> **DATA LINES**

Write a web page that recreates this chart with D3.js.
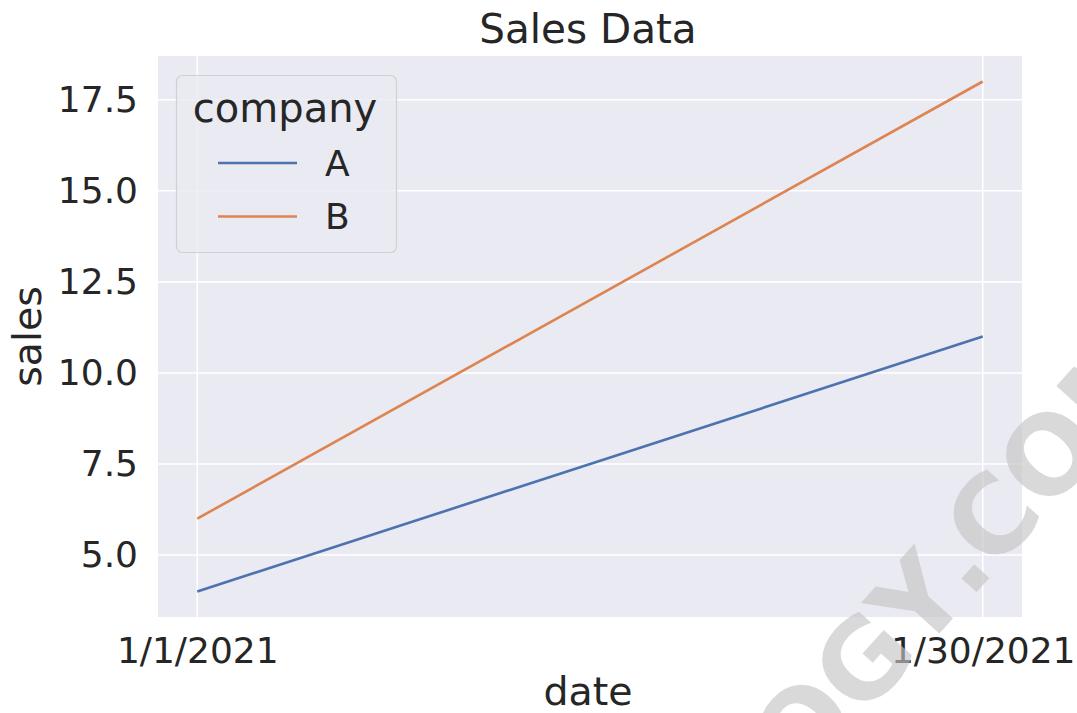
<!DOCTYPE html>
<meta charset="utf-8">
<script src="https://d3js.org/d3.v7.min.js"></script>
<style>
  body { margin: 0; background: #fff; }
  text { font-family: "DejaVu Sans", sans-serif; fill: #262626; }
</style>
<div id="my_dataviz"></div>
<script>

// data
var dates = ["1/1/2021", "1/30/2021"]
var salesA = [4, 11]
var salesB = [6, 18]
var companies = ["A", "B"]
var yTicks = [5.0, 7.5, 10.0, 12.5, 15.0, 17.5]

var width = 1077
var height = 713
var margin = {top: 56, right: 55, bottom: 96, left: 158}

var svg = d3.select("#my_dataviz")
  .append("svg")
    .attr("width", width)
    .attr("height", height)

var parse = d3.timeParse("%m/%d/%Y")
var series = [
  {key: "A", values: dates.map(function(d, i){ return {date: parse(d), value: salesA[i]} })},
  {key: "B", values: dates.map(function(d, i){ return {date: parse(d), value: salesB[i]} })}
]

var color = d3.scaleOrdinal()
  .domain(companies)
  .range(["#4c72b0", "#dd8452"])

// matplotlib style 5% padding on both axes
var xExt = d3.extent(dates, function(d){ return parse(d) })
var xPad = (xExt[1] - xExt[0]) * 0.05
var x = d3.scaleTime()
  .domain([new Date(+xExt[0] - xPad), new Date(+xExt[1] + xPad)])
  .range([margin.left, width - margin.right])

var allVals = salesA.concat(salesB)
var yMin = d3.min(allVals), yMax = d3.max(allVals)
var yPad = (yMax - yMin) * 0.05
var y = d3.scaleLinear()
  .domain([yMin - yPad, yMax + yPad])
  .range([height - margin.bottom, margin.top])

// background
svg.append("rect")
  .attr("x", margin.left)
  .attr("y", margin.top)
  .attr("width", width - margin.left - margin.right)
  .attr("height", height - margin.top - margin.bottom)
  .style("fill", "#eaeaf2")

// grid
svg.append("g")
  .selectAll("line")
  .data(yTicks)
  .enter()
  .append("line")
    .attr("x1", margin.left)
    .attr("x2", width - margin.right)
    .attr("y1", function(d){ return y(d) })
    .attr("y2", function(d){ return y(d) })
    .style("stroke", "#fff")
    .style("stroke-width", 1.6)

svg.append("g")
  .selectAll("line")
  .data(dates)
  .enter()
  .append("line")
    .attr("x1", function(d){ return x(parse(d)) })
    .attr("x2", function(d){ return x(parse(d)) })
    .attr("y1", margin.top)
    .attr("y2", height - margin.bottom)
    .style("stroke", "#fff")
    .style("stroke-width", 1.6)

// axes (labels only, seaborn darkgrid has no tick marks)
var yAxis = d3.axisLeft(y).tickValues(yTicks).tickFormat(d3.format(".1f")).tickSize(0).tickPadding(20)
var gy = svg.append("g")
  .attr("transform", "translate(" + margin.left + ",0)")
  .call(yAxis)
gy.select(".domain").remove()
gy.selectAll("text")
  .style("font-size", "36px")
  .style("font-family", "DejaVu Sans")
  .style("fill", "#262626")

var xAxis = d3.axisBottom(x).tickValues(dates.map(parse)).tickFormat(function(d, i){ return dates[i] }).tickSize(0).tickPadding(20)
var gx = svg.append("g")
  .attr("transform", "translate(0," + (height - margin.bottom) + ")")
  .call(xAxis)
gx.select(".domain").remove()
gx.selectAll("text")
  .style("font-size", "36px")
  .style("font-family", "DejaVu Sans")
  .style("fill", "#262626")

// lines
var line = d3.line()
  .x(function(d){ return x(d.date) })
  .y(function(d){ return y(d.value) })

svg.append("g")
  .selectAll("path")
  .data(series)
  .enter()
  .append("path")
    .attr("d", function(d){ return line(d.values) })
    .style("fill", "none")
    .style("stroke", function(d){ return color(d.key) })
    .style("stroke-width", 2.6)

// titles
svg.append("text")
  .attr("x", (margin.left + width - margin.right) / 2 - 2)
  .attr("y", 43)
  .attr("text-anchor", "middle")
  .style("font-size", "40.5px")
  .text("Sales Data")

svg.append("text")
  .attr("x", (margin.left + width - margin.right) / 2 - 2)
  .attr("y", 705)
  .attr("text-anchor", "middle")
  .style("font-size", "39.5px")
  .text("date")

svg.append("text")
  .attr("transform", "translate(41," + ((margin.top + height - margin.bottom) / 2) + ") rotate(-90)")
  .attr("text-anchor", "middle")
  .style("font-size", "39.5px")
  .text("sales")

// legend
var legend = svg.append("g")
legend.append("rect")
  .attr("x", 176.5)
  .attr("y", 75.5)
  .attr("width", 220)
  .attr("height", 177)
  .attr("rx", 6)
  .style("fill", "#eaeaf2")
  .style("fill-opacity", 0.8)
  .style("stroke", "#d0d0d6")
  .style("stroke-width", 1.2)

legend.append("text")
  .attr("x", 285)
  .attr("y", 122)
  .attr("text-anchor", "middle")
  .style("font-size", "40px")
  .text("company")

var item = legend.selectAll(".legend-item")
  .data(companies)
  .enter()
  .append("g")
  .attr("class", "legend-item")

item.append("line")
  .attr("x1", 218)
  .attr("x2", 297)
  .attr("y1", function(d, i){ return 163 + i * 53.5 })
  .attr("y2", function(d, i){ return 163 + i * 53.5 })
  .style("stroke", function(d){ return color(d) })
  .style("stroke-width", 2.6)

item.append("text")
  .attr("x", 325)
  .attr("y", function(d, i){ return 163 + i * 53.5 })
  .attr("dy", "0.36em")
  .style("font-size", "36px")
  .text(function(d){ return d })

// watermark
var wm = svg.append("g")
  .attr("transform", "translate(983,585) rotate(-48)")
  .style("font-family", "DejaVu Sans")
  .style("font-weight", "bold")
  .style("font-size", "108px")
wm.append("text").attr("text-anchor", "end").attr("x", -16).text("STATOLOGY")
wm.append("text").attr("text-anchor", "middle").text(".")
wm.append("text").attr("text-anchor", "start").attr("x", 16).text("COM")
wm.selectAll("text").style("fill", "#c4c4c4").style("fill-opacity", 0.65)

</script>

> **WRITTEN PROBLEM**
Write out again every line above exactly as given; the pictures do not belong in the copy.

> **REPLY**
Write a web page that recreates this chart with D3.js.
<!DOCTYPE html>
<meta charset="utf-8">
<script src="https://d3js.org/d3.v7.min.js"></script>
<style>
  body { margin: 0; background: #fff; }
  text { font-family: "DejaVu Sans", sans-serif; fill: #262626; }
</style>
<div id="my_dataviz"></div>
<script>

// data
var dates = ["1/1/2021", "1/30/2021"]
var salesA = [4, 11]
var salesB = [6, 18]
var companies = ["A", "B"]
var yTicks = [5.0, 7.5, 10.0, 12.5, 15.0, 17.5]

var width = 1077
var height = 713
var margin = {top: 56, right: 55, bottom: 96, left: 158}

var svg = d3.select("#my_dataviz")
  .append("svg")
    .attr("width", width)
    .attr("height", height)

var parse = d3.timeParse("%m/%d/%Y")
var series = [
  {key: "A", values: dates.map(function(d, i){ return {date: parse(d), value: salesA[i]} })},
  {key: "B", values: dates.map(function(d, i){ return {date: parse(d), value: salesB[i]} })}
]

var color = d3.scaleOrdinal()
  .domain(companies)
  .range(["#4c72b0", "#dd8452"])

// matplotlib style 5% padding on both axes
var xExt = d3.extent(dates, function(d){ return parse(d) })
var xPad = (xExt[1] - xExt[0]) * 0.05
var x = d3.scaleTime()
  .domain([new Date(+xExt[0] - xPad), new Date(+xExt[1] + xPad)])
  .range([margin.left, width - margin.right])

var allVals = salesA.concat(salesB)
var yMin = d3.min(allVals), yMax = d3.max(allVals)
var yPad = (yMax - yMin) * 0.05
var y = d3.scaleLinear()
  .domain([yMin - yPad, yMax + yPad])
  .range([height - margin.bottom, margin.top])

// background
svg.append("rect")
  .attr("x", margin.left)
  .attr("y", margin.top)
  .attr("width", width - margin.left - margin.right)
  .attr("height", height - margin.top - margin.bottom)
  .style("fill", "#eaeaf2")

// grid
svg.append("g")
  .selectAll("line")
  .data(yTicks)
  .enter()
  .append("line")
    .attr("x1", margin.left)
    .attr("x2", width - margin.right)
    .attr("y1", function(d){ return y(d) })
    .attr("y2", function(d){ return y(d) })
    .style("stroke", "#fff")
    .style("stroke-width", 1.6)

svg.append("g")
  .selectAll("line")
  .data(dates)
  .enter()
  .append("line")
    .attr("x1", function(d){ return x(parse(d)) })
    .attr("x2", function(d){ return x(parse(d)) })
    .attr("y1", margin.top)
    .attr("y2", height - margin.bottom)
    .style("stroke", "#fff")
    .style("stroke-width", 1.6)

// axes (labels only, seaborn darkgrid has no tick marks)
var yAxis = d3.axisLeft(y).tickValues(yTicks).tickFormat(d3.format(".1f")).tickSize(0).tickPadding(20)
var gy = svg.append("g")
  .attr("transform", "translate(" + margin.left + ",0)")
  .call(yAxis)
gy.select(".domain").remove()
gy.selectAll("text")
  .style("font-size", "36px")
  .style("font-family", "DejaVu Sans")
  .style("fill", "#262626")

var xAxis = d3.axisBottom(x).tickValues(dates.map(parse)).tickFormat(function(d, i){ return dates[i] }).tickSize(0).tickPadding(20)
var gx = svg.append("g")
  .attr("transform", "translate(0," + (height - margin.bottom) + ")")
  .call(xAxis)
gx.select(".domain").remove()
gx.selectAll("text")
  .style("font-size", "36px")
  .style("font-family", "DejaVu Sans")
  .style("fill", "#262626")

// lines
var line = d3.line()
  .x(function(d){ return x(d.date) })
  .y(function(d){ return y(d.value) })

svg.append("g")
  .selectAll("path")
  .data(series)
  .enter()
  .append("path")
    .attr("d", function(d){ return line(d.values) })
    .style("fill", "none")
    .style("stroke", function(d){ return color(d.key) })
    .style("stroke-width", 2.6)

// titles
svg.append("text")
  .attr("x", (margin.left + width - margin.right) / 2 - 2)
  .attr("y", 43)
  .attr("text-anchor", "middle")
  .style("font-size", "40.5px")
  .text("Sales Data")

svg.append("text")
  .attr("x", (margin.left + width - margin.right) / 2 - 2)
  .attr("y", 705)
  .attr("text-anchor", "middle")
  .style("font-size", "39.5px")
  .text("date")

svg.append("text")
  .attr("transform", "translate(41," + ((margin.top + height - margin.bottom) / 2) + ") rotate(-90)")
  .attr("text-anchor", "middle")
  .style("font-size", "39.5px")
  .text("sales")

// legend
var legend = svg.append("g")
legend.append("rect")
  .attr("x", 176.5)
  .attr("y", 75.5)
  .attr("width", 220)
  .attr("height", 177)
  .attr("rx", 6)
  .style("fill", "#eaeaf2")
  .style("fill-opacity", 0.8)
  .style("stroke", "#d0d0d6")
  .style("stroke-width", 1.2)

legend.append("text")
  .attr("x", 285)
  .attr("y", 122)
  .attr("text-anchor", "middle")
  .style("font-size", "40px")
  .text("company")

var item = legend.selectAll(".legend-item")
  .data(companies)
  .enter()
  .append("g")
  .attr("class", "legend-item")

item.append("line")
  .attr("x1", 218)
  .attr("x2", 297)
  .attr("y1", function(d, i){ return 163 + i * 53.5 })
  .attr("y2", function(d, i){ return 163 + i * 53.5 })
  .style("stroke", function(d){ return color(d) })
  .style("stroke-width", 2.6)

item.append("text")
  .attr("x", 325)
  .attr("y", function(d, i){ return 163 + i * 53.5 })
  .attr("dy", "0.36em")
  .style("font-size", "36px")
  .text(function(d){ return d })

// watermark
var wm = svg.append("g")
  .attr("transform", "translate(983,585) rotate(-48)")
  .style("font-family", "DejaVu Sans")
  .style("font-weight", "bold")
  .style("font-size", "108px")
wm.append("text").attr("text-anchor", "end").attr("x", -16).text("STATOLOGY")
wm.append("text").attr("text-anchor", "middle").text(".")
wm.append("text").attr("text-anchor", "start").attr("x", 16).text("COM")
wm.selectAll("text").style("fill", "#c4c4c4").style("fill-opacity", 0.65)

</script>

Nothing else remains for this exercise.